Dalam bisnis ada pengukuran yang disebut Key
Performance Indicator (KPI); suatu alat bantu pengukuran yang menunjukkan
keberhasilan perusahaan dalam menjalankan aktivitas yang terlihat dari
penjualan, biaya, profit yang dicapai, nilai per lembar saham, turn-over barang dan seterusnya. Seorang
pemimpin perusahaan akan fokus kepada hal-hal ini untuk dikelola, sehingga
lebih mudah baginya untuk mengelola segala sesuatu dengan alat bantu seperti
ini.
Jika kita
tidak dapat mengukurnya, maka kita tidak dapat mengelolanya (If you cannot measure it, you cannot manage
it).
Saya tergoda
untuk menyelidiki apakah dalam bidang pertumbuhan rohani dan pengenalan kita
kepada Kristus ada alat bantu untuk mengukurnya. Bukan berdasarkan pendapat
manusia yang bisa berbeda menurut manusia itu sendiri (dan bisa diperdebatkan),
tapi terutama berdasarkan pendapat Firman Tuhan / Alkitab. Saya percaya Alkitab
sebagai pedoman seluruh umat Allah pasti akan memuat hal yang sangat kritis
ini.
Ternyata
Allah sudah memberikan teladan melalui tindakan yang dilakukan Allah sejak
manusia diciptakan; khususnya melalui Yesus Kristus. Teladan Allah ini bisa
kita jadikan sebagai patokan dalam pertumbuhan rohani kita. Coba baca ayat
paling populer sepanjang masa berikut:
Karena begitu besar kasih Allah akan dunia
ini, sehingga Ia telah mengaruniakan Anak-Nya yang tunggal, supaya setiap orang
yang percaya kepada-Nya tidak binasa, melainkan beroleh hidup yang kekal.
(Yohanes 3:16)
Kata kunci dari ayat di atas adakah kasih Allah. Berdasarkan kasih itu,
Allah bertindak menyerahkan anak-Nya yang tunggal. Rasul Paulus dengan tajam
menangkap pesan ini dan menuliskannya kembali dalam 1 Korintus 13:1-3:
Sekalipun aku dapat berkata-kata dengan
semua bahasa manusia dan bahasa malaikat, tetapi jika aku tidak mempunyai
kasih, aku sama dengan gong yang berkumandang dan canang yang gemerincing.

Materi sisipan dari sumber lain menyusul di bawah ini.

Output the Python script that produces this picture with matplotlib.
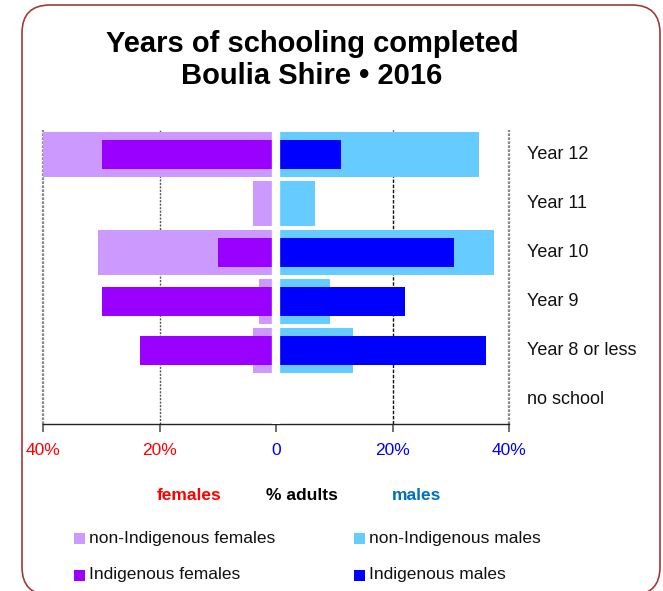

Sekalipun aku mempunyai karunia untuk bernubuat dan aku mengetahui segala
rahasia dan memiliki seluruh pengetahuan; dan sekalipun aku memiliki iman yang
sempurna untuk memindahkan gunung, tetapi jika aku tidak mempunyai kasih, aku sama
sekali tidak berguna. Dan sekalipun aku membagi-bagikan segala sesuatu yang ada
padaku, bahkan menyerahkan tubuhku untuk dibakar, tetapi jika aku tidak
mempunyai kasih, sedikitpun tidak ada faedahnya bagiku.
Apakah kasih itu?
Rasul Paulus menjelaskan dalam ayat
berikutnya (4-8a):
Kasih itu sabar; kasih itu murah hati; ia tidak cemburu.
Ia tidak memegahkan diri dan tidak sombong. Ia tidak melakukan yang tidak sopan dan tidak mencari keuntungan diri sendiri.
Ia tidak pemarah dan tidak menyimpan kesalahan orang lain.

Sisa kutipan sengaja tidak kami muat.